Les savoirs perdus de l’économie
Contribution à l’équilibre du vivant
Gallimard, coll. « NRF Essais », 2023, 384 p.
Économiste, l’auteur auquel on doit une passionnante histoire du système de Law (La politique du merveilleux, Fayard, 2018), nous plonge dans des écrits des XVIIe-XVIIIe siècles, ayant nourri la constitution de deux champs de savoir : la science du commerce, d’une part, la physique oeconomique (largement inspirée de la science oeconomique du savant suédois Carl von Linné), d’autre part. Les mots « science » et « physique » sont trompeurs : dans un cas comme dans l’autre, il ne s’agit en rien de dégager des lois intemporelles et universelles, mais, au contraire, de s’appuyer sur l’expertise des praticiens, une connaissance fine des milieux ; de mettre au jour des vérités mais « locales », en assumant qu’elles ne puissent être dupliquées ailleurs. C’est dire si leurs promoteurs voyaient d’un très mauvais œil l’émergence de l’économie politique portée par les physiocrates et ce qui annonçait les sciences modernes.
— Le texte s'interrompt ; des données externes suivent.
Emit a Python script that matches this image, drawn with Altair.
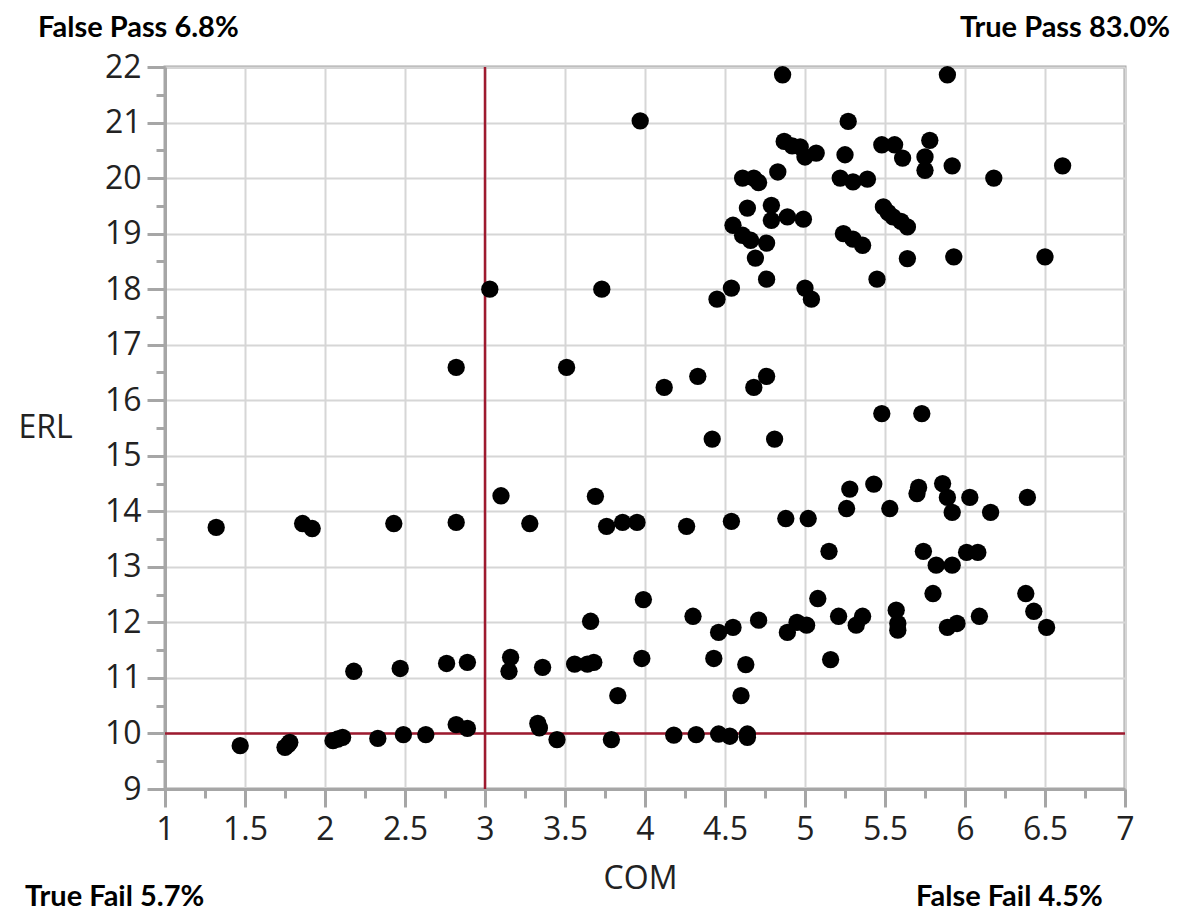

Mais c’est dire aussi, et l’auteur nous en convainc d’une manière magistrale, si on gagnerait à revisiter ces approches à l’heure où il nous faut constater les errements d’une science économique qui, même quand elle s’attache à prendre en considération l’environnement (cf les externalités négatives) continue à traiter la « nature » en termes de ressources au service des seuls humains.